Reviews

Top Hat

There are only five Irving Berlin songs in the 1935 art deco movie Top Hat, starring Fred Astaire and Ginger Rogers, so in expanding the show without altering the story line, and adding ten more Berlin numbers, director Matthew White runs the risk of back catalogue cheesiness.

He mostly, and cleverly, avoids this by good placement – the show’s new curtain-raiser sees Tom Chambers’ likeable Jerry Travers leading a storming tap routine in “Puttin’ on the Ritz” in his Broadway farewell – and by allowing Summer Strallen’s gorgeous Dale Tremont a more hot-and-cold musical repertoire than Ginger’s.

Basically, Jerry loves Ginger who thinks he’s someone else, his producer. After Jerry scores a hit in London – the title song is the Act One finale – the confusion is sorted out while dancing “Cheek to Cheek” in Venice, where there’s a lot of Spanish dancing going on.

It’s pointless trying to replicate the sheer style and effortless gaiety of the original, even if you could. Instead, a perfectly enjoyable tourist class version evokes the movie instead of breathing the magic.

Chambers, who looks disconcertingly like the concave-faced comic Hugh Dennis, is a little prosaic and earth-bound – but, then, who floats like Astaire? – and we’re more overwhelmed by Strallen’s extraordinary high kicks and Ginger-like back bends than we are by any marked sexual chemistry between the couple; it’s less top hat and white tie than flat cap and muffler.

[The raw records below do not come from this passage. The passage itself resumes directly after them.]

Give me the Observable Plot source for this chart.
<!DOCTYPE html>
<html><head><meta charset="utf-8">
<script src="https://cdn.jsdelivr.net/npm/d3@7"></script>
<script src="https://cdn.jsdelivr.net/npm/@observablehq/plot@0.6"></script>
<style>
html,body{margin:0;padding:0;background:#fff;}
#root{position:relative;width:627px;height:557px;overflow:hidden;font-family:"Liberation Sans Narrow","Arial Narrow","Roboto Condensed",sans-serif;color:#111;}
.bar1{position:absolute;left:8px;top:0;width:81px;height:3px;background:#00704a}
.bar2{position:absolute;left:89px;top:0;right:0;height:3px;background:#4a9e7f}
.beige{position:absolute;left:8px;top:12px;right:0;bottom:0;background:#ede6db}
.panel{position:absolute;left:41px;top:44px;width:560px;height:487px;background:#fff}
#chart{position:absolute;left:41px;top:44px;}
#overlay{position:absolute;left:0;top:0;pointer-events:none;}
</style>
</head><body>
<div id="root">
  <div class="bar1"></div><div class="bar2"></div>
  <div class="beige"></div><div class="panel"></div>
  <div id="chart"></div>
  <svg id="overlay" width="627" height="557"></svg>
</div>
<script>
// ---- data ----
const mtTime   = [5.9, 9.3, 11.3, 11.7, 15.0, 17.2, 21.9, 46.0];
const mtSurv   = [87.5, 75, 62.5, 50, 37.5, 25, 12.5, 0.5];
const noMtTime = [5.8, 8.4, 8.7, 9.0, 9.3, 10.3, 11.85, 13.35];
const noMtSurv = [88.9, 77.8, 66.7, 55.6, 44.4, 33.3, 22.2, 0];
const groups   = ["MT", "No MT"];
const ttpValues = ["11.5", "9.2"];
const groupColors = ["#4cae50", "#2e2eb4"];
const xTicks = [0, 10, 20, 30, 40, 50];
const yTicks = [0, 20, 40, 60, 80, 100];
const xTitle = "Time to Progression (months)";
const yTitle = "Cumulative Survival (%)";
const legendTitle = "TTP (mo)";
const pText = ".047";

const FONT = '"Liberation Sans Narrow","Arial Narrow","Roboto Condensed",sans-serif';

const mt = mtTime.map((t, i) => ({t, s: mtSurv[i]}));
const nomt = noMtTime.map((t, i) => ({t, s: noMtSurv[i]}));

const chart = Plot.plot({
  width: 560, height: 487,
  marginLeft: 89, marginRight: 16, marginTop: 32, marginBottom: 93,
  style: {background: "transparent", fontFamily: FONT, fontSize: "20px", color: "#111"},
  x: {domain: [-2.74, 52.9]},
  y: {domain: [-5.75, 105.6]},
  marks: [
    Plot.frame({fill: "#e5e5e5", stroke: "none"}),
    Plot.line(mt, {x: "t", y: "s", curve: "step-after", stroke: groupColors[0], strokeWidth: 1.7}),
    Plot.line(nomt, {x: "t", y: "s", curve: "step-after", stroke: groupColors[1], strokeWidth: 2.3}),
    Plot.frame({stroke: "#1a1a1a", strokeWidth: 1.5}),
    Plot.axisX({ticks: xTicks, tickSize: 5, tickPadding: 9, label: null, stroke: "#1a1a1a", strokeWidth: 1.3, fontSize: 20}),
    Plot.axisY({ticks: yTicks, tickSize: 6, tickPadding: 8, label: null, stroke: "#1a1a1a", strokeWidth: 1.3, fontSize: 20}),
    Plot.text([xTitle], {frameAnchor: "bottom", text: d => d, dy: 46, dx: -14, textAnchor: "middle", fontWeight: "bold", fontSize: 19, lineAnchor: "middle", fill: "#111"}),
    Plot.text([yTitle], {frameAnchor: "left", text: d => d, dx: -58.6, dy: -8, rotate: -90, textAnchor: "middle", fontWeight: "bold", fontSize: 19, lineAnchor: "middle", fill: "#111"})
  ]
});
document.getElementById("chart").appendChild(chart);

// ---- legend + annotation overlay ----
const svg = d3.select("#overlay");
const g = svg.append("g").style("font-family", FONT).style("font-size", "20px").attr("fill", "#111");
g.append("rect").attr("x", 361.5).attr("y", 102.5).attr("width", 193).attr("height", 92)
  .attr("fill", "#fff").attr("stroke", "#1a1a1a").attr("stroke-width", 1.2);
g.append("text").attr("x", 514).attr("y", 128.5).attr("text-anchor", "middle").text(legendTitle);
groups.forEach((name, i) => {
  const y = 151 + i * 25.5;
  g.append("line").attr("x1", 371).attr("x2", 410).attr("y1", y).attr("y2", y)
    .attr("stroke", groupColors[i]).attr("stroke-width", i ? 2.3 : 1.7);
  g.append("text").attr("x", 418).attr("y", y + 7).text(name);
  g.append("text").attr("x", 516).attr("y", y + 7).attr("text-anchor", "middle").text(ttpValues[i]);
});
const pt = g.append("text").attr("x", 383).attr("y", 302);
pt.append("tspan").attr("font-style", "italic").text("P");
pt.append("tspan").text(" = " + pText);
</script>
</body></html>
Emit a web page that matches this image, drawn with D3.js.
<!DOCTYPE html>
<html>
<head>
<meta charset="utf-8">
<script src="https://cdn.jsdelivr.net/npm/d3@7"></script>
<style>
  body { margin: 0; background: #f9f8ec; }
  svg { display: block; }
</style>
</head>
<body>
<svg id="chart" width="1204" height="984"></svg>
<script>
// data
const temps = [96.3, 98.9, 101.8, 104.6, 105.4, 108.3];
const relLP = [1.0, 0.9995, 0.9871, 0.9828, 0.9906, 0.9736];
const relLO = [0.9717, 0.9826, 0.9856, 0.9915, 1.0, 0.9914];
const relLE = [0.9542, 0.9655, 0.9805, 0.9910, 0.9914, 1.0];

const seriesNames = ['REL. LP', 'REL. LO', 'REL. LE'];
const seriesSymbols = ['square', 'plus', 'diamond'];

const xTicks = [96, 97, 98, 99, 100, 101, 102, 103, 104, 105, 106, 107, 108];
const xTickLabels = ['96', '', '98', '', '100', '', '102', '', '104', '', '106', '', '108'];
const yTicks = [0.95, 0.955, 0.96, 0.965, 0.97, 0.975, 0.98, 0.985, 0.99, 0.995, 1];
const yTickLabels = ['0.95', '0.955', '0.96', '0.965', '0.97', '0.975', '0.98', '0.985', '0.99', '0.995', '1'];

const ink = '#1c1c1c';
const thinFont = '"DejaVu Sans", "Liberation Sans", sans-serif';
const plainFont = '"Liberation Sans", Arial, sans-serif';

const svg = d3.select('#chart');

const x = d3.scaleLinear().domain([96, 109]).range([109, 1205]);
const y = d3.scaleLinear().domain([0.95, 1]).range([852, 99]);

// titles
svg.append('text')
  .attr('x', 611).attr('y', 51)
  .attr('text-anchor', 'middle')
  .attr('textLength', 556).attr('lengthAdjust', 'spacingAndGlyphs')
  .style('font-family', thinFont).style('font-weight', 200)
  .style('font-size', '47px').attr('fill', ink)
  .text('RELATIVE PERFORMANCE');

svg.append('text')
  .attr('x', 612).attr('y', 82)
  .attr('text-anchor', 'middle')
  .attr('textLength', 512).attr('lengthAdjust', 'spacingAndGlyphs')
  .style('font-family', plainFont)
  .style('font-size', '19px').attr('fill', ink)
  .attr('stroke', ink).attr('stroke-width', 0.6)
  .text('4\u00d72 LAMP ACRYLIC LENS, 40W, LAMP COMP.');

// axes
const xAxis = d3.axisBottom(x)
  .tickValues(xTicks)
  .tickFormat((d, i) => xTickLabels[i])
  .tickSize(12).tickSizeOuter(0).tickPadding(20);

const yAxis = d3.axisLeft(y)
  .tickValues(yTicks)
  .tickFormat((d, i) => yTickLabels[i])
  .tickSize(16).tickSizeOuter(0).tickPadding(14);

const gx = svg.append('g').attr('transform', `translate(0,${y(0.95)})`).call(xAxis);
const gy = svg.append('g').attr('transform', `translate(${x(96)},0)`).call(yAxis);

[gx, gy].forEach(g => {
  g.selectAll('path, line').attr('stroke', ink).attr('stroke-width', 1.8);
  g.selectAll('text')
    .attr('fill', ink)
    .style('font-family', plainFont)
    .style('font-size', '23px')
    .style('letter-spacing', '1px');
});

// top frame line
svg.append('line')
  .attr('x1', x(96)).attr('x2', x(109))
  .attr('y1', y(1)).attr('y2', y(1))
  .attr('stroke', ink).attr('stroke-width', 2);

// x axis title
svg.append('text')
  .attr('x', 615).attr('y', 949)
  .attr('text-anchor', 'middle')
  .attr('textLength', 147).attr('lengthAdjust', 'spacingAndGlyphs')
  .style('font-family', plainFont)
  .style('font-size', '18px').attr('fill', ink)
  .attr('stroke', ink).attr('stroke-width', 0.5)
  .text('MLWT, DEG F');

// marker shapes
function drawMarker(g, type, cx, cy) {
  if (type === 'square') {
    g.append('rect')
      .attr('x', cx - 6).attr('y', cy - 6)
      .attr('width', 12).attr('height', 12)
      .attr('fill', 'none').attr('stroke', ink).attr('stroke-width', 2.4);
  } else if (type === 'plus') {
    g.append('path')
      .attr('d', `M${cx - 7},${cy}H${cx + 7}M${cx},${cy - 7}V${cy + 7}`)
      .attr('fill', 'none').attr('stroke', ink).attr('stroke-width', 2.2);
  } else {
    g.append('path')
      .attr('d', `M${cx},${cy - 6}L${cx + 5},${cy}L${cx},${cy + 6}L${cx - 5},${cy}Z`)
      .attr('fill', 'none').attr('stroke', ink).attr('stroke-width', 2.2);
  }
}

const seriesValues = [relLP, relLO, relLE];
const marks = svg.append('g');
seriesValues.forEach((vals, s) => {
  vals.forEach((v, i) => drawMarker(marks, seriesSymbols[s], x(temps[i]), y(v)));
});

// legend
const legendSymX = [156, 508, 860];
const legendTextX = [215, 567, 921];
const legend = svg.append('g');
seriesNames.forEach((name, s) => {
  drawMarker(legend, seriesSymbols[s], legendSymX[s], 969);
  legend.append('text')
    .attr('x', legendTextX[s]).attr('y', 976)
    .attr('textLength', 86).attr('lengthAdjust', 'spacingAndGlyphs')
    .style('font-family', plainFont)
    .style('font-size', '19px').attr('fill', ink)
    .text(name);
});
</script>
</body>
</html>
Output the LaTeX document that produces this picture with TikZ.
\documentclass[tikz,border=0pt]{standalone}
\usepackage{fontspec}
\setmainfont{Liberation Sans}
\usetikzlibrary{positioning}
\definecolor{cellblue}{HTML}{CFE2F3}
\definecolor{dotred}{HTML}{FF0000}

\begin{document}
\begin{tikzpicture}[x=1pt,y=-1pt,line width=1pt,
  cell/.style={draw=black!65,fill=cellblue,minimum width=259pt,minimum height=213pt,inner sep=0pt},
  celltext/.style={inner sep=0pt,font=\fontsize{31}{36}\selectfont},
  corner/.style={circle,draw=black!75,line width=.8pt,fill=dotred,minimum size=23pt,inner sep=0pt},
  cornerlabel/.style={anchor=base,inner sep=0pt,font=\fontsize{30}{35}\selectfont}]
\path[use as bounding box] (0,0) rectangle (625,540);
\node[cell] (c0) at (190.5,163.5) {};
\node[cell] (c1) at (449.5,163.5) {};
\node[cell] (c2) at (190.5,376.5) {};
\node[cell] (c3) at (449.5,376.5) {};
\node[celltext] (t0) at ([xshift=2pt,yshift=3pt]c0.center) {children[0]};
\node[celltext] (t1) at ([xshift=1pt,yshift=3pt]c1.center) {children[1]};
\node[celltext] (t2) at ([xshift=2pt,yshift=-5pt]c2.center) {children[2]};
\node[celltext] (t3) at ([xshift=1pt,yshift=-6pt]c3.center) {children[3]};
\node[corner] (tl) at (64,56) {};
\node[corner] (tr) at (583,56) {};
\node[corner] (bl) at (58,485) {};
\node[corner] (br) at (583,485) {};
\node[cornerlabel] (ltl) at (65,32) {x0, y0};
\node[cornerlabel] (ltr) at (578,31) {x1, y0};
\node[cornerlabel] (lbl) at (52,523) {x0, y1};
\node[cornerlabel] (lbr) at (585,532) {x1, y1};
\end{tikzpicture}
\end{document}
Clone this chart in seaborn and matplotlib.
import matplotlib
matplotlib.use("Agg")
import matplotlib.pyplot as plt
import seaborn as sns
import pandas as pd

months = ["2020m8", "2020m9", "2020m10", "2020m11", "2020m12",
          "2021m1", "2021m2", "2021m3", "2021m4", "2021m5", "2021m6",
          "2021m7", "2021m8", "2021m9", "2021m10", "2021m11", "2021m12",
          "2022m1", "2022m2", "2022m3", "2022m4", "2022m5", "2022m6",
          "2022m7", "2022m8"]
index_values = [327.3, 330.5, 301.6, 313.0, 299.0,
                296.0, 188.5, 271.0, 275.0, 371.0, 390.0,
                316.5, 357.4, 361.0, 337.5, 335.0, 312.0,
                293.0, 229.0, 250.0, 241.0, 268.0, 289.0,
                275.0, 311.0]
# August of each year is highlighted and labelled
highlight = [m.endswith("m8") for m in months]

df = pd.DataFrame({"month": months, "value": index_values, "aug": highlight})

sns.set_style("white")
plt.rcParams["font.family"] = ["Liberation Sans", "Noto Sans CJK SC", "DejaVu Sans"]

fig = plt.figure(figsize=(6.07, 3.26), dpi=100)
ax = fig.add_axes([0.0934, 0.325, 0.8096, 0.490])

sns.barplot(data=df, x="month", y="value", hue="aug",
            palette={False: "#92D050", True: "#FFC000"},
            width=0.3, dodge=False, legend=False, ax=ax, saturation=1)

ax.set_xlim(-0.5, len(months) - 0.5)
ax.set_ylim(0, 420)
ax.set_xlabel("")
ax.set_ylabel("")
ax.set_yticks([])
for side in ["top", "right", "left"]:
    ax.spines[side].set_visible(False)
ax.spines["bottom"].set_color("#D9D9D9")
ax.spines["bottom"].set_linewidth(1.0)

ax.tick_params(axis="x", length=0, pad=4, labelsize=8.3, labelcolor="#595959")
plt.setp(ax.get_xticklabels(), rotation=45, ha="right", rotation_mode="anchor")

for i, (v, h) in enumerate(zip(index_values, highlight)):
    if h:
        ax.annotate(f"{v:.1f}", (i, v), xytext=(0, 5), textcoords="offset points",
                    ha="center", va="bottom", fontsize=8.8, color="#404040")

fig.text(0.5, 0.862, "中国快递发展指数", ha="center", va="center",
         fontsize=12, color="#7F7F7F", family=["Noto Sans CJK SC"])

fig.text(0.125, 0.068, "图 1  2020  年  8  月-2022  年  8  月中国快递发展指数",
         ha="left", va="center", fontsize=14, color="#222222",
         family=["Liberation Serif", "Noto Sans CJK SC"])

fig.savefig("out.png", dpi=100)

As in Singin’ in the Rain, the show’s microphoning is far too harsh and steel-edged, but the band under musical director Dan Jackson is terrific, Bill Deamer’s choreography witty and disciplined, and there’s a pleasing art deco line to both Hildegard Bechtler’s grey designs and Jon Morrell’s colourful costumes.

Tom
Chambers (Jerry Travers) & the male ensemble

There are strong second act “turns” from Vivien Parry as the producer’s wife and Ricardo Afonso as a deluded Latin lover, Beddini, reduced to his long johns and suspenders in a flailing frenzy (he’s looking for a noodle in a haystack). And Stephen Boswell chips in slyly as the producer’s (Martin Ball) Jeevesian valet.

“Cheek to Cheek” and “Isn’t This A Lovely Day?” are the movie’s best songs, but no-one’s going to complain about the importation of “Let’s Face the Music and Dance” from Follow the Fleet, even if the staging of it is something of a desecration. A high old time is had by all, even if, with Beddini, we can also say, “I don’t like your altitude.”